— Тепло. В конце августа я провела собственное небольшое расследование. Выяснила, что родители Гуннара живут под Стокгольмом и что он единственный сын. Я сообщила им о том, что сделали их сын и невестка.
— Могу себе представить, как взбесилась Юлия!
— Она поклялась, что больше никогда не будет со мной разговаривать. Но я сочла, что это небольшая цена за восстановление справедливости.
— А что сказали бабушка с дедушкой?
— Пришли в ужас. Они буквально молятся на Хельгу и поклялись, что позаботятся о ее будущем. Я им верю. Если они узнают про новые фокусы своих деток, то сделают то, что собирался сделать ты: подадут в суд и добьются опеки над малышкой. Так что теперь Юлия двадцать раз подумает, прежде чем попробует сбыть ребенка с рук и пренебречь материнским долгом ради карьеры. Но лучше всего, что дедушка с бабушкой молоды: им нет и пятидесяти. Бог свидетель, они еще долго пробудут рядом с внучкой. Правда, денег у них не густо, но зато любви хоть отбавляй.
Казалось, с его плеч свалилась страшная тяжесть. Поль перевел дух, и прежняя энергия стала возвращаться к нему буквально на глазах. Его лицо ожило, морщины у рта исчезли, а кожа засветилась.

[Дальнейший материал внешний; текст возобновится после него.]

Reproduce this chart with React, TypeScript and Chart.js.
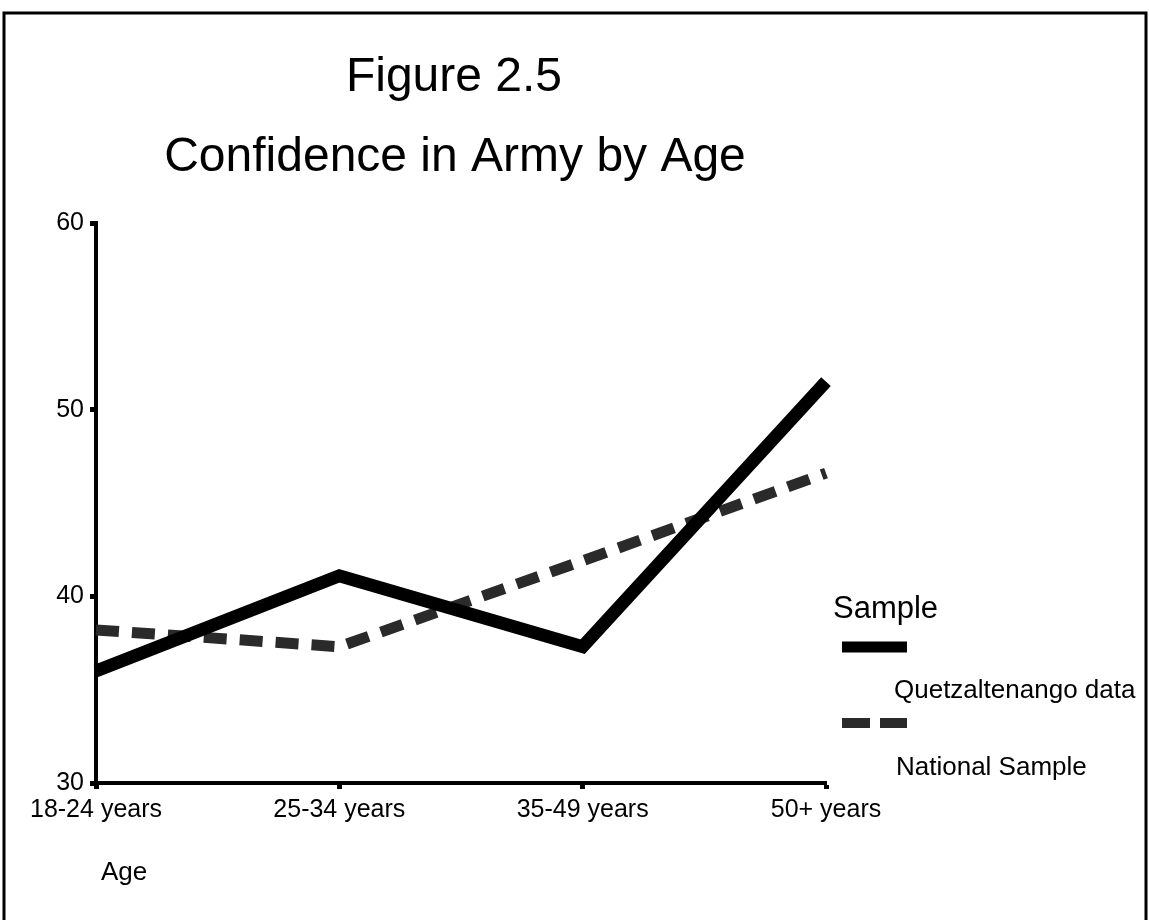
import React, { useEffect, useRef } from "react";
import { Chart, registerables } from "chart.js";

Chart.register(...registerables);

const categories = ["18-24 years", "25-34 years", "35-49 years", "50+ years"];
const quetzaltenango = [36.0, 41.1, 37.3, 51.5];
const nationalSample = [38.2, 37.3, 41.9, 46.6];
const yTicks = [30, 40, 50, 60];
const titleText = "Figure 2.5";
const subtitleText = "Confidence in Army by Age";
const legendTitle = "Sample";
const seriesNames = ["Quetzaltenango data", "National Sample"];
const xAxisTitle = "Age";

const FONT = "'Liberation Sans', Arial, Helvetica, sans-serif";

const decorPlugin = {
  id: "decor",
  afterDraw(chart: any) {
    const ctx = chart.ctx as CanvasRenderingContext2D;
    ctx.save();
    // frame
    ctx.strokeStyle = "#000";
    ctx.lineWidth = 3;
    ctx.beginPath();
    ctx.moveTo(4, 925);
    ctx.lineTo(4, 13);
    ctx.lineTo(1146, 13);
    ctx.lineTo(1146, 925);
    ctx.stroke();

    ctx.fillStyle = "#000";
    ctx.textBaseline = "alphabetic";
    ctx.textAlign = "center";
    ctx.font = `48px ${FONT}`;
    ctx.fillText(titleText, 454, 91);
    ctx.fillText(subtitleText, 455, 171);

    // legend
    ctx.textAlign = "left";
    ctx.font = `31px ${FONT}`;
    ctx.fillText(legendTitle, 833, 618);

    ctx.lineCap = "butt";
    ctx.strokeStyle = "#000";
    ctx.lineWidth = 11;
    ctx.beginPath();
    ctx.moveTo(842, 647);
    ctx.lineTo(907, 647);
    ctx.stroke();

    ctx.strokeStyle = "#2a2a2a";
    ctx.lineWidth = 10;
    ctx.setLineDash([28, 10]);
    ctx.beginPath();
    ctx.moveTo(842, 723);
    ctx.lineTo(907, 723);
    ctx.stroke();
    ctx.setLineDash([]);

    ctx.font = `26px ${FONT}`;
    ctx.fillText(seriesNames[0], 894, 698);
    ctx.fillText(seriesNames[1], 896, 775);

    ctx.fillText(xAxisTitle, 101, 880);
    ctx.restore();
  },
};

export default function App() {
  const canvasRef = useRef<HTMLCanvasElement | null>(null);

  useEffect(() => {
    document.body.style.margin = "0";
    const canvas = canvasRef.current;
    if (!canvas) return;
    const chart = new Chart(canvas, {
      type: "line",
      data: {
        labels: categories,
        datasets: [
          {
            label: seriesNames[0],
            data: quetzaltenango,
            borderColor: "#000",
            borderWidth: 13,
            borderCapStyle: "butt",
            borderJoinStyle: "miter",
            pointRadius: 0,
            tension: 0,
            fill: false,
          },
          {
            label: seriesNames[1],
            data: nationalSample,
            borderColor: "#2a2a2a",
            borderWidth: 11,
            borderDash: [23, 13],
            borderCapStyle: "butt",
            borderJoinStyle: "miter",
            pointRadius: 0,
            tension: 0,
            fill: false,
          },
        ],
      },
      options: {
        animation: false,
        responsive: false,
        maintainAspectRatio: false,
        layout: { padding: { left: 0, right: 323, top: 223, bottom: 0 } },
        plugins: {
          legend: { display: false },
          title: { display: false },
          tooltip: { enabled: false },
        },
        scales: {
          x: {
            type: "category",
            offset: false,
            grid: {
              display: true,
              drawOnChartArea: false,
              drawTicks: true,
              tickLength: 6,
              tickWidth: 5,
              tickColor: "#000",
            },
            border: { display: true, color: "#000", width: 4 },
            ticks: {
              color: "#000",
              font: { family: FONT, size: 25 },
              padding: 6,
              maxRotation: 0,
              autoSkip: false,
            },
            afterFit(scale: any) {
              scale.height = 920 - 783;
            },
          },
          y: {
            type: "linear",
            min: 30,
            max: 60,
            afterBuildTicks(scale: any) {
              scale.ticks = yTicks.map((v) => ({ value: v }));
            },
            grid: {
              display: true,
              drawOnChartArea: false,
              drawTicks: true,
              tickLength: 6,
              tickWidth: 5,
              tickColor: "#000",
            },
            border: { display: true, color: "#000", width: 4 },
            ticks: {
              color: "#000",
              font: { family: FONT, size: 25 },
              padding: 6,
            },
            afterFit(scale: any) {
              scale.width = 96;
            },
          },
        },
      },
      plugins: [decorPlugin],
    });
    return () => chart.destroy();
  }, []);

  return (
    <div style={{ width: 1149, height: 920, position: "relative" }}>
      <canvas ref={canvasRef} width={1149} height={920} style={{ display: "block" }} />
    </div>
  );
}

— Деньги не проблема. — Он обнял Уллу и привлек ее к себе. — Знаешь, ты была права насчет этого Гуннара. Он действительно оказался настоящим мужчиной. Прислал мне письмо с извинениями и вернул все деньги, которые Юлия получила в качестве алиментов на ребенка. Я перевел эту сумму в доверительный фонд, который обеспечит материальные нужды Хельги. Но меня волновало, кто будет оказывать ей моральную поддержку. Если бабушка и дедушка станут любить и беречь ее, то за девочку можно не беспокоиться.
— А за нас? — неуверенно спросила Улла. — Знаешь, я не стала брать обратный билет в Швецию. Хочу всегда быть при тебе. В каком качестве, решай сам.

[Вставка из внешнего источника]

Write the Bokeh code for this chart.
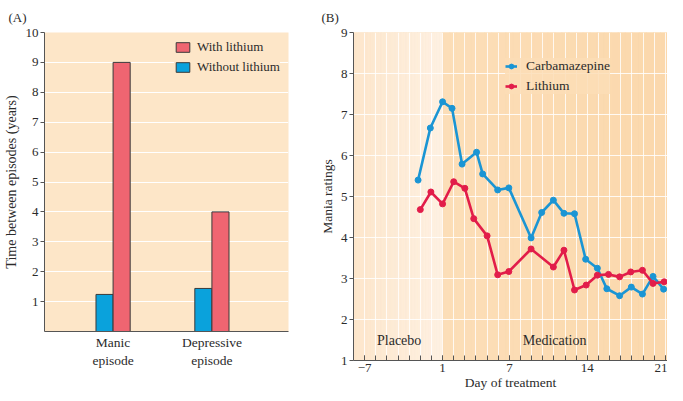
import numpy as np
from bokeh.plotting import figure
from bokeh.layouts import row
from bokeh.models import FixedTicker, Legend, LegendItem, ColumnDataSource, Range1d
from bokeh.core.properties import value
from bokeh.embed import file_html
from bokeh.resources import INLINE

# ---------------- data ----------------
# Panel A
episode_labels = ["Manic\nepisode", "Depressive\nepisode"]
without_lithium = [1.24, 1.44]
with_lithium = [9.0, 4.0]
a_yticks = [1, 2, 3, 4, 5, 6, 7, 8, 9, 10]

# Panel B (x = position on day axis; day 1 at 1, day -7 at -6)
carb_day = [-1.2, -0.1, 1.0, 1.85, 2.75, 4.05, 4.6, 5.95, 6.95, 8.95, 9.9,
            10.95, 11.9, 12.85, 13.85, 14.9, 15.75, 16.9, 17.95, 18.95, 19.9, 20.85]
carb_rating = [5.40, 6.67, 7.31, 7.15, 5.79, 6.08, 5.55, 5.16, 5.21, 3.99, 4.61,
               4.91, 4.59, 4.58, 3.47, 3.25, 2.75, 2.58, 2.79, 2.62, 3.05, 2.74]
lith_day = [-1.0, -0.05, 1.0, 2.0, 3.0, 3.8, 5.0, 5.95, 6.95, 8.95, 10.95,
            11.9, 12.85, 13.9, 14.9, 15.9, 16.9, 17.9, 18.95, 19.9, 20.9]
lith_rating = [4.68, 5.11, 4.82, 5.36, 5.20, 4.46, 4.04, 3.09, 3.17, 3.72, 3.28,
               3.69, 2.72, 2.84, 3.08, 3.10, 3.04, 3.16, 3.20, 2.88, 2.92]
day_tick_pos = [-6, 1, 7, 14, 21]
day_tick_labels = ["\u22127", "1", "7", "14", "21"]
b_yticks = [1, 2, 3, 4, 5, 6, 7, 8, 9]
phase_labels = ["Placebo", "Medication"]

# ---------------- styles ----------------
FONT = "Liberation Serif"
TXT = "#2b2b2b"
AXC = "#555555"
BG_A = "#FDE6C8"
RED = "#EF6571"
BLUE = "#0AA2DC"
EDGE = "#3a3a3a"
MED = "#FCDDB6"
LINE_BLUE = "#1A95D4"
LINE_RED = "#E21D4A"
FH_A = 299
FH_B = 328


def style_axes(p):
    for ax in (p.xaxis[0], p.yaxis[0]):
        ax.axis_line_color = AXC
        ax.major_tick_line_color = AXC
        ax.minor_tick_line_color = AXC
        ax.major_label_text_font = FONT
        ax.major_label_text_font_size = "13px"
        ax.major_label_text_color = TXT
        ax.axis_label_text_font = FONT
        ax.axis_label_text_font_size = "13.5px"
        ax.axis_label_text_font_style = "normal"
        ax.axis_label_text_color = TXT
    p.title.text_font = FONT
    p.title.text_font_size = "13px"
    p.title.text_font_style = "normal"
    p.title.text_color = TXT
    p.title.align = "left"
    p.title.standoff = 15


# ---------------- Panel A ----------------
group_x = [1, 2]
bw = 0.173
src_a = ColumnDataSource(dict(
    x_wo=[g - bw / 2 for g in group_x],
    x_w=[g + bw / 2 for g in group_x],
    wo=without_lithium,
    w=with_lithium,
))

pa = figure(width=316, frame_height=FH_A, x_range=Range1d(0.306, 2.775),
            y_range=Range1d(0, 10), output_backend="svg", toolbar_location=None,
            min_border_left=36, min_border_right=28, min_border_top=5, min_border_bottom=0,
            background_fill_color=BG_A, border_fill_color="white", outline_line_color=None,
            title="(A)")
r_wo = pa.vbar(x="x_wo", top="wo", width=bw, source=src_a, fill_color=BLUE,
               line_color=EDGE, line_width=1)
r_w = pa.vbar(x="x_w", top="w", width=bw, source=src_a, fill_color=RED,
              line_color=EDGE, line_width=1)
style_axes(pa)
pa.title.offset = -36
pa.xaxis.ticker = FixedTicker(ticks=group_x)
pa.xaxis.major_label_overrides = {g: lab for g, lab in zip(group_x, episode_labels)}
pa.xaxis.major_tick_out = 0
pa.xaxis.major_tick_in = 0
pa.xaxis.minor_tick_out = 0
pa.xaxis.major_label_standoff = 3
pa.xaxis.major_label_text_font_size = "13.5px"
pa.yaxis.ticker = FixedTicker(ticks=a_yticks)
pa.yaxis.major_tick_out = 4
pa.yaxis.major_tick_in = 0
pa.yaxis.minor_tick_out = 0
pa.yaxis.major_label_standoff = 2
pa.yaxis.axis_label = "Time between episodes (years)"
pa.yaxis.axis_label_text_font_size = "14px"
pa.yaxis.axis_label_standoff = 4
pa.xgrid.visible = False
pa.ygrid.ticker = FixedTicker(ticks=a_yticks[:-1])
pa.ygrid.grid_line_color = "white"
pa.ygrid.grid_line_width = 1.2

leg_a = Legend(items=[LegendItem(label="With lithium", renderers=[r_w]),
                      LegendItem(label="Without lithium", renderers=[r_wo])],
               location=(130, FH_A - 43), glyph_width=17, glyph_height=12, label_height=14,
               spacing=4, padding=2, label_standoff=6, margin=0,
               background_fill_color=BG_A, border_line_color=None,
               label_text_font=FONT, label_text_font_size="13px", label_text_color=TXT)
pa.add_layout(leg_a)

# ---------------- Panel B ----------------
pb = figure(width=351, frame_height=FH_B, x_range=Range1d(-7, 21.2),
            y_range=Range1d(1, 9), output_backend="svg", toolbar_location=None,
            min_border_left=30, min_border_right=0, min_border_top=5, min_border_bottom=0,
            background_fill_color=MED, border_fill_color="white", outline_line_color=None,
            title="(B)")


def mix(c1, c2, t):
    a = np.array([int(c1[i:i + 2], 16) for i in (1, 3, 5)], float)
    b = np.array([int(c2[i:i + 2], 16) for i in (1, 3, 5)], float)
    c = (a + (b - a) * t).round().astype(int)
    return "#%02x%02x%02x" % tuple(c)


# placebo (light gradient) and medication backgrounds
n = 32
edges = np.linspace(-7, 1, n + 1)
cols = [mix("#FDE6CC", "#FEF1E2", (i + 0.5) / n) for i in range(n)]
pb.quad(left=edges[:-1], right=edges[1:], bottom=1, top=9, fill_color=cols,
        line_color=cols, line_width=0.6, level="image")
edges2 = np.linspace(1, 21.2, n + 1)
cols2 = [mix("#FCDEB8", "#FBD8AC", (i + 0.5) / n) for i in range(n)]
pb.quad(left=edges2[:-1], right=edges2[1:], bottom=1, top=9, fill_color=cols2,
        line_color=cols2, line_width=0.6, level="image")

l_c = pb.line(carb_day, carb_rating, line_color=LINE_BLUE, line_width=2.6)
s_c = pb.scatter(carb_day, carb_rating, size=6, fill_color=LINE_BLUE, line_color=LINE_BLUE)
l_l = pb.line(lith_day, lith_rating, line_color=LINE_RED, line_width=2.6)
s_l = pb.scatter(lith_day, lith_rating, size=6, fill_color=LINE_RED, line_color=LINE_RED)

pb.text(x=[-2.9, 11.06], y=[1.5, 1.5], text=phase_labels, text_font=value(FONT),
        text_font_size="14px", text_align="center", text_baseline="middle", text_color=TXT)

style_axes(pb)
pb.title.offset = -32
pb.xaxis.ticker = FixedTicker(ticks=day_tick_pos, minor_ticks=list(range(-6, 22)))
pb.xaxis.major_label_overrides = {t: lab for t, lab in zip(day_tick_pos, day_tick_labels)}
pb.xaxis.major_tick_in = 5
pb.xaxis.major_tick_out = 0
pb.xaxis.minor_tick_in = 5
pb.xaxis.minor_tick_out = 0
pb.xaxis.major_label_standoff = 3
pb.xaxis.axis_label = "Day of treatment"
pb.xaxis.axis_label_standoff = 0
pb.yaxis.ticker = FixedTicker(ticks=b_yticks)
pb.yaxis.major_tick_out = 4
pb.yaxis.major_tick_in = 0
pb.yaxis.minor_tick_out = 0
pb.yaxis.major_label_standoff = 2
pb.yaxis.axis_label = "Mania ratings"
pb.yaxis.axis_label_standoff = 3
pb.xgrid.ticker = FixedTicker(ticks=list(range(-6, 22)))
pb.xgrid.grid_line_color = "white"
pb.xgrid.grid_line_alpha = 0.8
pb.xgrid.grid_line_width = 1
pb.ygrid.ticker = FixedTicker(ticks=b_yticks)
pb.ygrid.grid_line_color = "white"
pb.ygrid.grid_line_alpha = 0.85
pb.ygrid.grid_line_width = 1.2

leg_b = Legend(items=[LegendItem(label="Carbamazepine", renderers=[l_c, s_c]),
                      LegendItem(label="Lithium", renderers=[l_l, s_l])],
               location=(152, FH_B - 62), glyph_width=12, glyph_height=14, label_height=14,
               spacing=4, padding=2, label_standoff=9, margin=0,
               background_fill_color=MED, background_fill_alpha=0.85, border_line_color=None,
               label_text_font=FONT, label_text_font_size="13.5px", label_text_color=TXT)
pb.add_layout(leg_b)

layout = row(pa, pb, spacing=0)
open("out.html", "w").write(file_html(layout, INLINE))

— Назови цену, — сказал Поль. Его губы были так близко, что Улла ощущала близость поцелуя.
— Я хочу, чтобы ты доверял мне, — прошептала она. — И верил в нас.
— Уже верю. — Их губы соединились, и на пустыню пролился благодатный дождь. Все, что казалось засохшим навсегда, вдруг расцвело и снова наполнилось страстью.
— Без тебя я ничто, — сказал он. — С этого дня на свете есть только ты и я. Больше никого.
Улла слегка отстранилась. Тайна рвалась наружу.
— Боюсь, что нет, — сказала она. — Мы больше никогда не будем одни.
Голубые глаза Поля снова заволокла дымка.
— Хочешь сказать, что все кончилось, еще не начавшись?
— Нет, Поль. Ничего подобного. — Улла взяла его руку и положила на свой живот. — Любимый, я не могу вернуть тебе Хельгу, но могу родить другого ребенка. Твоего ребенка, Поль. Зачатого в любви.
— Ребенок? — Его улыбка озарила тьму, и Улла сразу забыла все пустые дни и одинокие ночи, выпавшие на ее долю. Дело того стоило. — Наш?
— Несомненно. Если не веришь мне, посмотри справку от моего врача. Там написано, что я должна родить в конце мая. И что ребенок будет здоровым и доношенным.
— Ничего я смотреть не буду. Мне достаточно твоего слова.
Улла прижалась к нему. Ее последние страхи исчезли.
— Бессонные ночи тебя больше не пугают?
Лицо Поля, которое снилось ей четыре месяца, вновь осветилось улыбкой, ангельской и дьявольской одновременно.
— У меня накопился большой опыт. И даже появились свои фирменные секреты.
Он поднял Уллу и закружил ее в воздухе.